## WORK TO COMPLETE
Retype exactly what runs from the first line of the data to the line with "plt.rcParams['font.family'] = ['Liberation", keeping both of those lines and skipping pictures.

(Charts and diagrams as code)
+++++

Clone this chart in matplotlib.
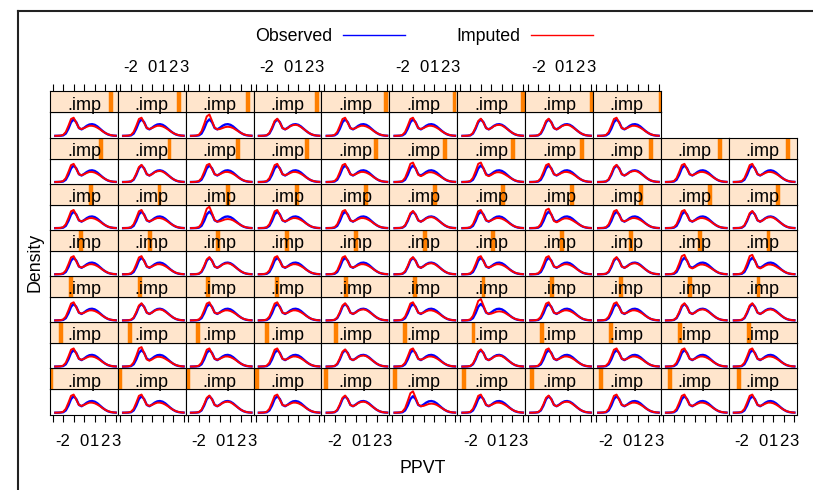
import matplotlib
matplotlib.use("Agg")
import matplotlib.pyplot as plt
from matplotlib.lines import Line2D
from matplotlib.patches import Rectangle

plt.rcParams['font.family'] = ['Liberation Sans', 'DejaVu Sans']

# density grid (PPVT, standardised) and curves
x_grid = [-2.75, -2.5, -2.25, -2.0, -1.75, -1.5, -1.25, -1.0, -0.75, -0.5, -0.25, 0.0,
          0.25, 0.5, 0.75, 1.0, 1.25, 1.5, 1.75, 2.0, 2.25, 2.5, 2.75, 3.0]

observed = [0.000, 0.002, 0.005, 0.015, 0.07, 0.22, 0.42, 0.51, 0.42, 0.24, 0.20, 0.25,
            0.31, 0.35, 0.36, 0.34, 0.29, 0.22, 0.15, 0.09, 0.045, 0.02, 0.008, 0.003]

# a few typical shapes of the imputed densities
imp_a = [0.001, 0.003, 0.008, 0.03, 0.12, 0.31, 0.52, 0.56, 0.40, 0.24, 0.21, 0.24,
         0.28, 0.31, 0.31, 0.29, 0.25, 0.20, 0.14, 0.09, 0.05, 0.025, 0.01, 0.004]
imp_b = [0.001, 0.003, 0.01, 0.035, 0.14, 0.36, 0.60, 0.66, 0.46, 0.25, 0.20, 0.21,
         0.24, 0.27, 0.28, 0.27, 0.24, 0.19, 0.14, 0.09, 0.05, 0.025, 0.01, 0.004]
imp_c = [0.000, 0.002, 0.006, 0.02, 0.09, 0.26, 0.46, 0.53, 0.41, 0.24, 0.20, 0.24,
         0.30, 0.33, 0.34, 0.32, 0.27, 0.21, 0.15, 0.09, 0.05, 0.022, 0.009, 0.003]
imp_d = [0.001, 0.003, 0.009, 0.03, 0.13, 0.33, 0.56, 0.60, 0.42, 0.22, 0.18, 0.22,
         0.27, 0.30, 0.30, 0.28, 0.24, 0.19, 0.14, 0.09, 0.05, 0.025, 0.01, 0.004]
imp_shapes = {'a': imp_a, 'b': imp_b, 'c': imp_c, 'd': imp_d}

# which shape each of the 75 imputations (.imp = 1..75) looks like
panel_shape = list(
    "aacacbacaaa"   # .imp 1-11
    "adaacacaaaa"   # .imp 12-22
    "acaacabaacc"   # .imp 23-33
    "aacaacaacdd"   # .imp 34-44
    "aabaacadaac"   # .imp 45-55
    "acaaaddacaa"   # .imp 56-66
    "aabcaacca"     # .imp 67-75
)
n_imp = len(panel_shape)

x_ticks = [-3, -2, -1, 0, 1, 2, 3]
x_ticklabels = ['', '-2', '', '0', '1', '2', '3']

blue = '#0000FF'
red = '#FF0000'
strip_bg = '#FFE5CC'
strip_bar = '#FF7F00'

W, H = 813, 490
fig = plt.figure(figsize=(W / 100, H / 100), dpi=100)

# layout in pixels
left_px, right_px = 50, 796.5
top_px, bottom_px = 91.5, 414.5
n_cols, n_rows = 11, 7
col_w = (right_px - left_px) / n_cols
row_h = (bottom_px - top_px) / n_rows
strip_h = 21
panel_h = row_h - strip_h

xlim = (-3.25, 3.2)
ylim = (-0.055, 0.72)


def fig_rect(x0, y_bottom, w, h):
    return [x0 / W, 1 - y_bottom / H, w / W, h / H]


for k in range(n_imp):
    row = k // n_cols
    col = k % n_cols
    x0 = left_px + col * col_w
    pan_bottom = bottom_px - row * row_h
    strip_bottom = pan_bottom - panel_h

    ax = fig.add_axes(fig_rect(x0, pan_bottom, col_w, panel_h))
    ax.plot(x_grid, observed, color=blue, lw=1.7)
    ax.plot(x_grid, imp_shapes[panel_shape[k]], color=red, lw=1.4)
    ax.set_xlim(xlim)
    ax.set_ylim(ylim)
    ax.set_yticks([])
    for s in ax.spines.values():
        s.set_linewidth(0.8)
    if row == 0:
        ax.set_xticks(x_ticks)
        if col % 2 == 0:
            ax.set_xticklabels(x_ticklabels)
        else:
            ax.set_xticklabels([''] * len(x_ticks))
        ax.tick_params(axis='x', direction='out', length=5, width=0.8, pad=9, labelsize=12)
    else:
        ax.set_xticks([])

    st = fig.add_axes(fig_rect(x0, strip_bottom, col_w, strip_h))
    st.set_facecolor(strip_bg)
    st.set_xlim(xlim)
    st.set_ylim(0, 1)
    st.set_yticks([])
    for s in st.spines.values():
        s.set_linewidth(0.8)
    st.add_patch(Rectangle((k / n_imp, 0), 1 / n_imp, 1, transform=st.transAxes,
                           facecolor=strip_bar, edgecolor=strip_bar, lw=2.5, clip_on=True))
    st.text(0.5, 0.13, '.imp', transform=st.transAxes, ha='center', va='baseline',
            fontsize=13, color='black', zorder=5)
    if row == n_rows - 1:
        st.set_xticks(x_ticks)
        st.xaxis.tick_top()
        if col % 2 == 1:
            st.set_xticklabels(x_ticklabels)
        else:
            st.set_xticklabels([''] * len(x_ticks))
        st.tick_params(axis='x', direction='out', length=5, width=0.8, pad=7, labelsize=12)
    else:
        st.set_xticks([])

# legend
handles = [Line2D([], [], color=blue, lw=1.0), Line2D([], [], color=red, lw=1.0)]
fig.legend(handles, ['Observed', 'Imputed'], loc='center', bbox_to_anchor=(0.5216, 0.9245),
           ncol=2, frameon=False, markerfirst=False, fontsize=12.8,
           handlelength=3.5, handletextpad=0.6, columnspacing=2.9)

fig.text(0.520, 0.043, 'PPVT', ha='center', va='center', fontsize=12.8)
fig.text(0.043, 0.465, 'Density', ha='center', va='center', rotation=90, fontsize=12.8)

# window frame at left and top
fig.add_artist(Line2D([17.5 / W, 17.5 / W], [0, 1 - 11 / H], color='#222222', lw=1.5))
fig.add_artist(Line2D([17.5 / W, 1], [1 - 11 / H, 1 - 11 / H], color='#222222', lw=1.5))

fig.savefig('out.png', dpi=100)
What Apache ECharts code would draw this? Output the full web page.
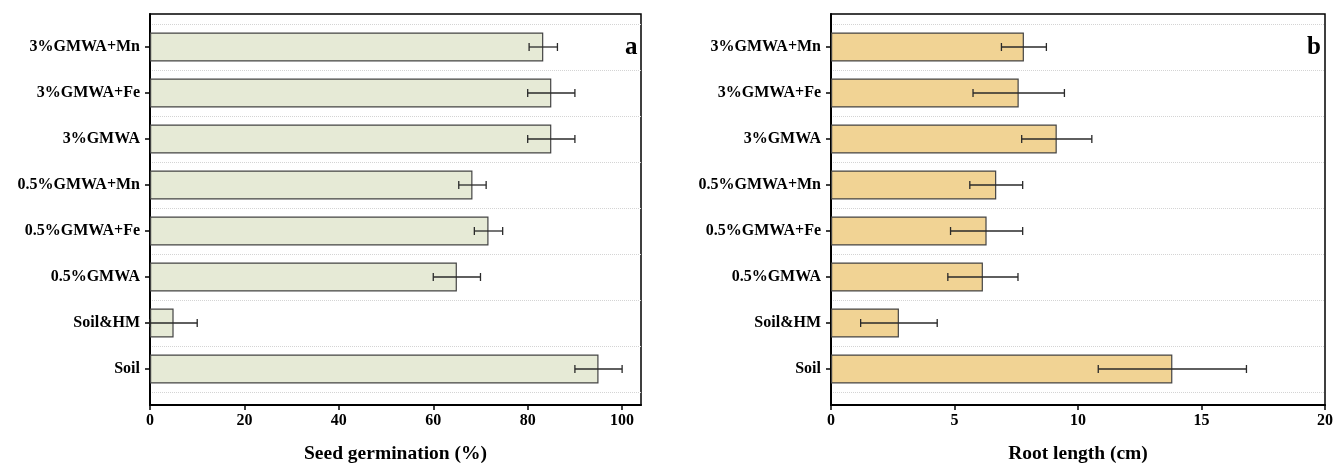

+++++

## TASK RESULT
Clone this chart in matplotlib.
import matplotlib
matplotlib.use("Agg")
import matplotlib.pyplot as plt
from matplotlib.lines import Line2D
from matplotlib.patches import Rectangle

plt.rcParams['font.family'] = ['Liberation Sans', 'DejaVu Sans']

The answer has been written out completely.